Artan kadın cinayetleri, İstanbul Sözleşmesi ve nafakaya dair tartışmalar, kadınların eşit temsil hakkı, eşit ücret hakkı, eşit eğitim hakkı, ayrımcılık yasağı, doğum izni hakkı gibi daha nice hakkının tartışılmasını gölgede bıraktı. Gerçek feministler dışında, vücut dokunulmazlığının ötesindeki kadın haklarını sosyal yaşamda göz önünde bulunduran insan sayısı maalesef çok azınlıkta.
Türkiye, kadın milletvekili oranında dünyadaki 192 ülke içinde 117'nci sırada yer alıyor.Türkiye bu konuda Madagaskar, Pakistan, Kamboçya, Moritanya, Bangladeş, Gine, Somali, Sudan gibi birçok Asya ve Afrika ülkesinin gerisinde yer alıyor.

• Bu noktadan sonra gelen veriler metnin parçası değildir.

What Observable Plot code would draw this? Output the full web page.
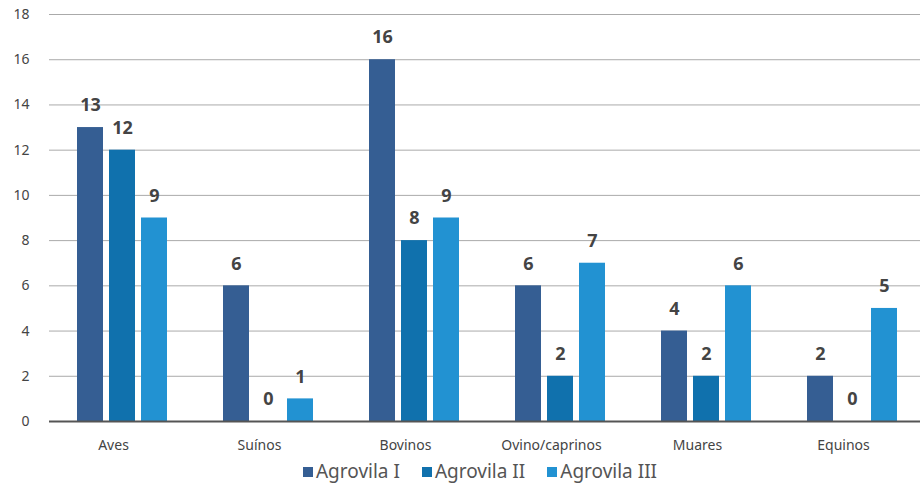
<!DOCTYPE html>
<html>
<head>
<meta charset="utf-8">
<script src="https://cdn.jsdelivr.net/npm/d3@7"></script>
<script src="https://cdn.jsdelivr.net/npm/@observablehq/plot@0.6"></script>
<style>
  body { margin: 0; background: #fff; font-family: "Noto Sans", sans-serif; overflow: hidden; }
  #chart { width: 920px; overflow: hidden; }
  .legend { display: flex; justify-content: center; gap: 22px; font-size: 19px; color: #555; margin-top: 3px; margin-left: 40px; }
  .legend span.sw { display: inline-block; width: 10px; height: 10px; margin-right: 3px; vertical-align: 1px; }
</style>
</head>
<body>
<div id="chart"></div>
<script>
const categories = ["Aves", "Suínos", "Bovinos", "Ovino/caprinos", "Muares", "Equinos"];
const series = ["Agrovila I", "Agrovila II", "Agrovila III"];
const agrovilaI = [13, 6, 16, 6, 4, 2];
const agrovilaII = [12, 0, 8, 2, 2, 0];
const agrovilaIII = [9, 1, 9, 7, 6, 5];
const colors = ["#355e93", "#1071ad", "#2292d2"];
const yTicks = [0, 2, 4, 6, 8, 10, 12, 14, 16, 18];

const seriesValues = [agrovilaI, agrovilaII, agrovilaIII];
const data = [];
categories.forEach((c, i) => {
  series.forEach((s, j) => data.push({category: c, series: s, value: seriesValues[j][i]}));
});

const chart = Plot.plot({
  width: 926,
  height: 455,
  marginLeft: 47,
  marginRight: 0,
  marginTop: 14,
  marginBottom: 34,
  style: {fontFamily: "'Noto Sans', sans-serif", color: "#444", background: "#fff", maxWidth: "none"},
  fx: {domain: categories, padding: 0, label: null, axis: null},
  x: {domain: series, paddingInner: 0.2, paddingOuter: 0.85, axis: null},
  y: {domain: [0, 18], ticks: yTicks, label: null, axis: null},
  color: {domain: series, range: colors},
  marks: [
    Plot.ruleY(yTicks.filter(d => d > 0), {stroke: "#aaa", strokeWidth: 1, facet: "exclude"}),
    Plot.axisY({ticks: yTicks, tickSize: 0, tickPadding: 20, fontSize: 14, fill: "#444", label: null}),
    Plot.barY(data, {fx: "category", x: "series", y: "value", fill: "series"}),
    Plot.text(data, {fx: "category", x: "series", y: "value", text: d => String(d.value), dy: -22, fontSize: 18, fontWeight: "bold", fill: "#444"}),
    Plot.ruleY([0], {stroke: "#555", strokeWidth: 2, facet: "exclude"}),
    Plot.axisFx({anchor: "bottom", tickSize: 0, tickPadding: 19, fontSize: 14, fill: "#444", dx: -9, label: null})
  ]
});
document.getElementById("chart").appendChild(chart);

const legend = document.createElement("div");
legend.className = "legend";
series.forEach((s, i) => {
  const item = document.createElement("div");
  const sw = document.createElement("span");
  sw.className = "sw";
  sw.style.background = colors[i];
  item.appendChild(sw);
  item.appendChild(document.createTextNode(s));
  legend.appendChild(item);
});
document.getElementById("chart").appendChild(legend);
</script>
</body>
</html>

Kadınların iş gücüne katılım oranı yaklaşık %32 iken, erkeklerde bu oran %68,2. Pandemi sebebiyle bu fark daha da artarken, Türkiye kadınların iş gücüne katılımında OECD ülkeleri arasında sonuncu durumda, yükseköğretim istatistiklerine ise göre profesör unvanına sahip sadece %30 civarında kadın akademik personel bulunmaktadır. 
Kadınlara karşı şiddetin son bulması için elimizden geleni yapmaya devam ederken, kadınların diğer haklarını da gözden kaçırmamak ve en çok bunlar için çaba harcamaya devam etmekte fayda var.